Many of the courses taken by ENVS students are through other departments and disciplines because of the interdisciplinary nature of the ENVS undergraduate program.
ENVS Course Details
ENVS 1000-4 Introduction to Environmental Studies
Surveys ENVS, examining ecological, socioeconomic, political, aesthetic, and technological factors that influence the quality of life on earth.
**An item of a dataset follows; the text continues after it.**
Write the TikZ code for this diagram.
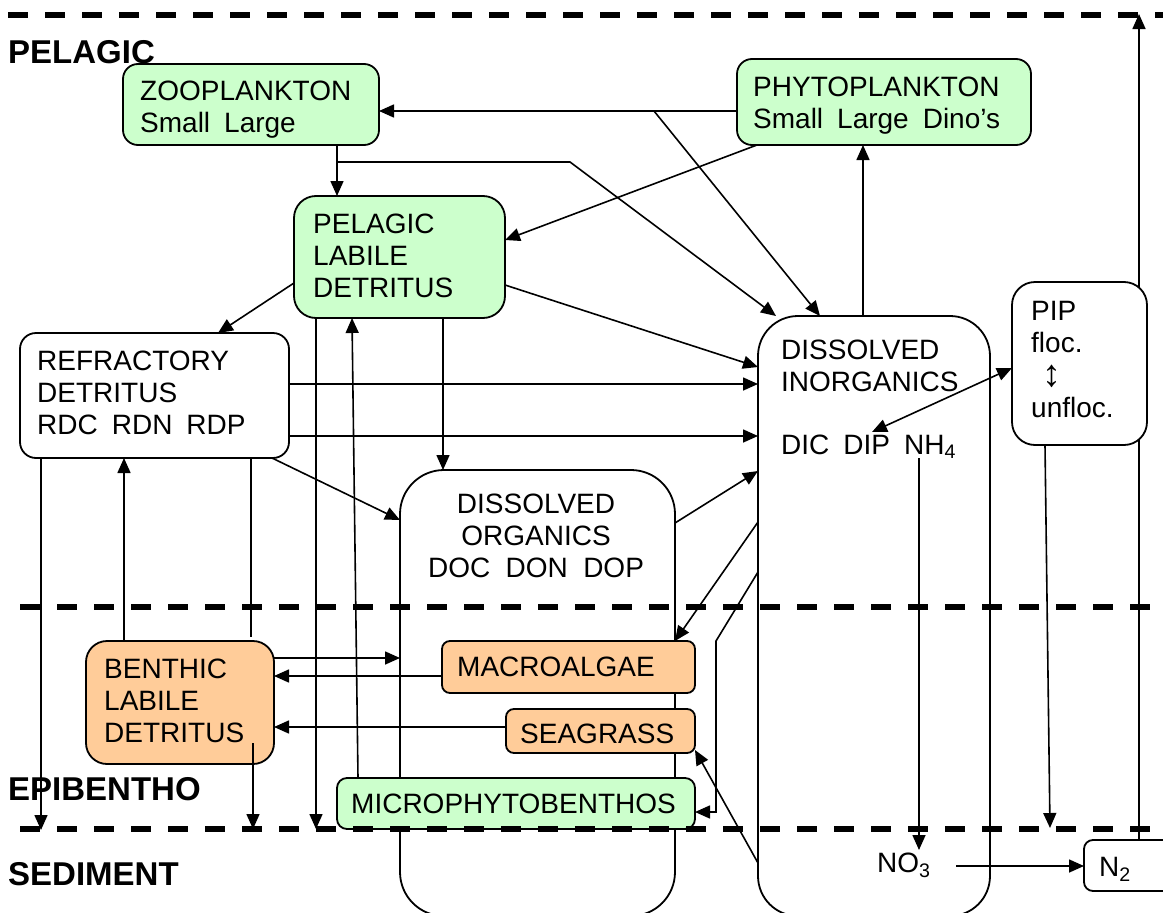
\documentclass[tikz,border=0pt]{standalone}
\usepackage{fontspec}
\setmainfont{Liberation Sans}
\usetikzlibrary{arrows.meta,calc}
\definecolor{grn}{HTML}{CCFFCC}
\definecolor{org}{HTML}{FFCC99}
\pgfdeclarelayer{under}
\pgfsetlayers{under,main}
\begin{document}
\begin{tikzpicture}[x=1pt,y=-1pt,
  box/.style={draw, line width=1.8pt, anchor=north west, inner sep=0pt, outer sep=0pt},
  txt/.style={anchor=base west, inner sep=0pt, font=\fontsize{28}{32}\selectfont},
  ctxt/.style={anchor=base, inner sep=0pt, font=\fontsize{28}{32}\selectfont},
  lbl/.style={anchor=base west, inner sep=0pt, font=\fontsize{33}{36}\selectfont\bfseries},
  ln/.style={line width=1.6pt},
  arr/.style={line width=1.6pt, -{Triangle[length=15pt,width=13pt]}},
  darr/.style={line width=1.6pt, {Triangle[length=15pt,width=13pt]}-{Triangle[length=15pt,width=13pt]}},
  dashline/.style={line width=5.5pt, dash pattern=on 20pt off 17pt}]
\useasboundingbox (0,0) rectangle (1163,913);

% free ends
\coordinate (j1) at (654,111);
\coordinate (j2) at (337,162);
\coordinate (j3) at (570,162);
\coordinate (k1) at (716,641);
\coordinate (k2) at (716,812);
\coordinate (dipend) at (872,432);
\coordinate (nhtop) at (919,458);
\coordinate (no3top) at (919,850);
\coordinate (no3r) at (956,866);
\coordinate (topend) at (1139,14);
\coordinate (pipdown) at (1050,828);
\coordinate (refrdown) at (41,830);
\coordinate (rd2) at (251,637);
\coordinate (bd1) at (253,743);
\coordinate (bd2) at (253,829);
\coordinate (pd) at (316,829);

% large unfilled boxes
\node[box, rounded corners=44pt, minimum width=275pt, minimum height=446pt] (doc) at (400,470) {};
\node[box, rounded corners=40pt, minimum width=232pt, minimum height=600pt] (din) at (758,316) {};

% filled boxes
\node[box, fill=grn, rounded corners=15pt, minimum width=256pt, minimum height=81pt] (zoo) at (123,64) {};
\node[box, fill=grn, rounded corners=15pt, minimum width=294pt, minimum height=86pt] (phyto) at (737,59) {};
\node[box, fill=grn, rounded corners=22pt, minimum width=211pt, minimum height=122pt] (pld) at (294,196) {};
\node[box, fill=white, rounded corners=16pt, minimum width=269pt, minimum height=125pt] (refr) at (20,333) {};
\node[box, fill=white, rounded corners=23pt, minimum width=135pt, minimum height=163pt] (pip) at (1012,282) {};
\node[box, fill=org, rounded corners=21pt, minimum width=188pt, minimum height=123pt] (bld) at (86,641) {};
\node[box, fill=org, rounded corners=8pt, minimum width=253pt, minimum height=52pt] (macro) at (442,641) {};
\node[box, fill=org, rounded corners=8pt, minimum width=189pt, minimum height=44pt] (sea) at (506,709) {};
\node[box, fill=grn, rounded corners=10pt, minimum width=358pt, minimum height=51pt] (mpb) at (337,778) {};
\node[box, fill=white, rounded corners=9pt, minimum width=100pt, minimum height=51pt] (n2) at (1084,840) {};

% connectors hidden behind boxes
\begin{pgfonlayer}{under}
\draw[arr] (n2.north -| 1139,0) -- (topend);
\draw[ln] (refr.south -| 251,0) -- (rd2);
\end{pgfonlayer}

% connectors
\draw[arr] (phyto.west |- 0,111) -- (zoo.east |- 0,111);
\draw[arr] (j1) -- (din.north -| 820,0);
\draw[arr] (zoo.south -| 337,0) -- (pld.north -| 337,0);
\draw[arr] (j2) -- (j3) -- (din.north -| 776,0);
\draw[arr] (din.north -| 863,0) -- (phyto.south -| 863,0);
\draw[arr] (phyto.south -| 757,0) -- (pld.east |- 0,240);
\draw[arr] (pld.west |- 0,283) -- (refr.north -| 218,0);
\draw[arr] (pld.east |- 0,285) -- (din.west |- 0,367);
\draw[arr] (refr.east |- 0,384) -- (din.west |- 0,384);
\draw[arr] (refr.east |- 0,436) -- (din.west |- 0,436);
\draw[arr] (refr.south -| 272,0) -- (doc.west |- 0,520);
\draw[arr] (pld.south -| 443,0) -- (doc.north -| 443,0);
\draw[arr] (doc.east |- 0,523) -- (din.west |- 0,471);
\draw[arr] (din.west |- 0,522) -- (macro.north -| 675,0);
\draw[arr] (din.west |- 0,572) -- (k1) -- (k2) -- (mpb.east |- 0,812);
\draw[arr] (din.west |- 0,863) -- (sea.east |- 0,750);
\draw[darr] (dipend) -- (pip.west |- 0,368);
\draw[arr] (nhtop) -- (no3top);
\draw[arr] (no3r) -- (n2.west |- 0,866);
\draw[arr] (pip.south -| 1045,0) -- (pipdown);
\draw[arr] (refr.south -| 41,0) -- (refrdown);
\draw[arr] (bld.north -| 124,0) -- (refr.south -| 124,0);
\draw[arr] (pld.south -| 316,0) -- (pd);
\draw[arr] (mpb.north -| 358,0) -- (pld.south -| 352,0);
\draw[arr] (bld.east |- 0,658) -- (doc.west |- 0,658);
\draw[arr] (macro.west |- 0,676) -- (bld.east |- 0,676);
\draw[arr] (sea.west |- 0,727) -- (bld.east |- 0,727);
\draw[arr] (bd1) -- (bd2);

% dashed layer boundaries
\draw[dashline] (8,15) -- (1163,15);
\draw[dashline] (20,607) -- (1163,607);
\draw[dashline] (20,829) -- (1163,829);

% texts
\node[lbl] (lpel) at (8,63) {PELAGIC};
\node[lbl] (lepi) at (8,800) {EPIBENTHO};
\node[lbl] (lsed) at (8,885) {SEDIMENT};

\node[txt] (zoo1) at (140,100) {ZOOPLANKTON};
\node[txt] (zoo2) at (140,132) {Small\hspace{0.5em}Large};
\node[txt] (phy1) at (753,96) {PHYTOPLANKTON};
\node[txt] (phy2) at (753,128) {Small\hspace{0.5em}Large\hspace{0.5em}Dino’s};
\node[txt] (pld1) at (313,233) {PELAGIC};
\node[txt] (pld2) at (313,265) {LABILE};
\node[txt] (pld3) at (313,297) {DETRITUS};
\node[txt] (ref1) at (37,370) {REFRACTORY};
\node[txt] (ref2) at (37,402) {DETRITUS};
\node[txt] (ref3) at (37,434) {RDC\hspace{0.5em}RDN\hspace{0.5em}RDP};
\node[ctxt] (doc1) at (536,513) {DISSOLVED};
\node[ctxt] (doc2) at (536,545) {ORGANICS};
\node[ctxt] (doc3) at (536,577) {DOC\hspace{0.55em}DON\hspace{0.55em}DOP};
\node[txt] (din1) at (781,359) {DISSOLVED};
\node[txt] (din2) at (781,391) {INORGANICS};
\node[txt] (din3) at (781,454) {DIC\hspace{0.5em}DIP\hspace{0.5em}NH\textsubscript{4}};
\node[txt] (pip1) at (1031,320) {PIP};
\node[txt] (pip2) at (1031,352) {floc.};
\node[inner sep=0pt, font=\fontsize{38}{40}\selectfont] (pip3) at (1052,376) {↕};
\node[txt] (pip4) at (1031,417) {unfloc.};
\node[txt] (bld1) at (104,678) {BENTHIC};
\node[txt] (bld2) at (104,710) {LABILE};
\node[txt] (bld3) at (104,742) {DETRITUS};
\node[txt] (mac1) at (457,676) {MACROALGAE};
\node[txt] (sea1) at (520,743) {SEAGRASS};
\node[txt] (mpb1) at (351,813) {MICROPHYTOBENTHOS};
\node[txt] (no3) at (877,872) {NO\textsubscript{3}};
\node[txt] (n2t) at (1099,876) {N\textsubscript{2}};
\end{tikzpicture}
\end{document}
ENVS 2000-4 Introduction to Applied Ecology for Environmental Studies
Covers how ecological ideas and principles underlie both the problems and solutions of multiple environmental issues. The ecology of environmental concerns ranging from endangered species to global carbon cycling will be reviewed, including perspectives from physiological, behavioral, population, community, and ecosystem ecology. Prereqs., ENVS 1000 and EBIO 1030, 1040 and 1050, or EBIO 1210, 1220, 1230 and 1240. Recommended prereq., a course in introductory statistics. Similar to EBIO 2040. Credit not granted for this course and EBIO 2040.
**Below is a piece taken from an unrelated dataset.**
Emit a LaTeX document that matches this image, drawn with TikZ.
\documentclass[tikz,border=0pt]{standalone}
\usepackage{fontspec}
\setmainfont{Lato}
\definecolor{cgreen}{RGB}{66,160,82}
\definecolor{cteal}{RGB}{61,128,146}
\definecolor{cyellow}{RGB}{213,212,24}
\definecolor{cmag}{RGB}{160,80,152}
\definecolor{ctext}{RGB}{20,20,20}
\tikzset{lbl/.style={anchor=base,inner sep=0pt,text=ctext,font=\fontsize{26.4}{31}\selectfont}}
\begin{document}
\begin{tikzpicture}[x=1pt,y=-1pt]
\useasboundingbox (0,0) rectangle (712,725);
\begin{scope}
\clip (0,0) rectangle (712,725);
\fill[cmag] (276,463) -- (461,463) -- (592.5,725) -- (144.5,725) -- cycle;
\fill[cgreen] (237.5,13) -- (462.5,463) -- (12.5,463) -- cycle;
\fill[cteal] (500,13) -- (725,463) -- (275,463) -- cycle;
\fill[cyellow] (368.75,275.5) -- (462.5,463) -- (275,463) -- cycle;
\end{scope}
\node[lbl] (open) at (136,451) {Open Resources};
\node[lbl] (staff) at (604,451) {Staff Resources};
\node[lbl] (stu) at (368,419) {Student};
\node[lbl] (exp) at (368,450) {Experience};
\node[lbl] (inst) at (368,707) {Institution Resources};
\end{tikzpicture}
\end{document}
ENVS 2100-3 Topics in Applied Environmental Studies
Covers a variety of topics not currently offered in the curriculum: offered depending on instructor availability and student demand. May be repeated up to 6 total credit hours, provided the topics vary. Prereq: ENVS 1000.
ENVS 2840 (1-6) Independent Study
Students work with an approved faculty sponsor to explore a topic in greater depth and to pursue an interest that is not offered in the formal curriculum. May be repeated for a total of 8 hours. Prereq: ENVS 1000.
ENVS 3001-3 Sustainable Solutions Consulting
Introduces students to green design, industrial ecology, and life cycle analysis. Students use basic techniques of environmental auditing to analyze the CU-Boulder campus. Prereq: any two-semester science sequence. Restricted to junior and senior ENVS majors. Preqeq: Any2-semester science sequence. Restricted to Junior and Senior ENVS majors.
ENVS 3020-3 Advanced Writing in ENVS
Offers training in critical thinking and analytical writing skills appropriate to upper-division classes. Writing assignments integrate the subject matter of different topical areas. Restricted to junior and senior ENVS majors.
Counts as A&S core requirement for upper-division writing.
ENVS 3030 (3-4) Topics in Environmental Social Sciences
Covers a variety of topics that fulfill the social science requirement in the Environmental Studies major. Topics may include human ecology, environment and society, and quantitative environmental social science. Offered depending upon instructor availability and student demand. Prereq., ENVS 1000. Not repeatable for credit.
ENVS 3032-3 Environment, Media and Society
Examines how mass media influence our society, specifically with regard to environmental issues and outcomes. Focuses on media influence over environmental politics and policy, environmental public opinion, popular culture, and environmental/scientific knowledge.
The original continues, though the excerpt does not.